MAGIC : C’est là que tu vois les vertus de l’amitié dans ces moments-là, les vrais amis, pas juste les potes de soirée, et Dieu sait qu’il y en a beaucoup dans le monde du rock.
Romain Meaulard : C’est clair putain ! Je m’en suis sorti, c’est l’avantage de la jeunesse, on rebondit plus vite. Je n’avais que 27 ans. Il y avait une forme de petite mort, mais je me suis relevé aussitôt ! Durant cette petite période de chômage, j’avais beaucoup de temps libre, je suis pas mal allé au cinoche c’est vrai, j’ai beaucoup joué dans ma piaule aussi. Je n’avais rien d’autre dans cette piaule que ma guitare et mon ampli. J’ai pas mal travaillé, ça me permettait de m’exprimer et de me faire du bien. J’ai fait beaucoup de balades, j’ai beaucoup marché, j’ai continué dans ce mode de vie que j’avais déjà et l’ai poursuivi avec cette forme de grandes vacances que j’avais pas connues depuis longtemps.

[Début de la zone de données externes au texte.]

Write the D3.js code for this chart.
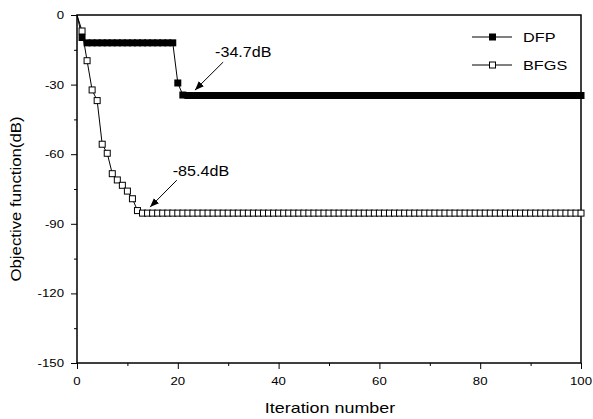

MAGIC : Tu as aussi coupé les ponts avec les autres membres du groupe ? Et le Supersonic ?
Romain Meaulard : Non, je ne parle plus à personne du groupe, c’est triste mais c’est comme ça, il faut l’accepter. Le Supersonic, non, c’est cool, la preuve, cette interview s’y déroule ! L’équipe a bougé mais je m’entends toujours très bien avec tout le monde.
MAGIC : Passons à la suite et à Pop Crimes : vous vous êtes rencontrés il y a longtemps ?
Nicolas Pommé : Oui, on a fait pas mal de dates ensemble avec mon autre groupe Young Like Old Men, on a organisé des trucs ensemble.
Romain Meaulard : On avait fait jouer son groupe, avec Les Nuits de Pleine Lune (l’ancienne structure d’organisation de concerts où officiait Romain, NDLR), c’est à ce moment-là qu’on s’est vraiment rencontrer, et rapidement on a commencé à se voir que tous les deux.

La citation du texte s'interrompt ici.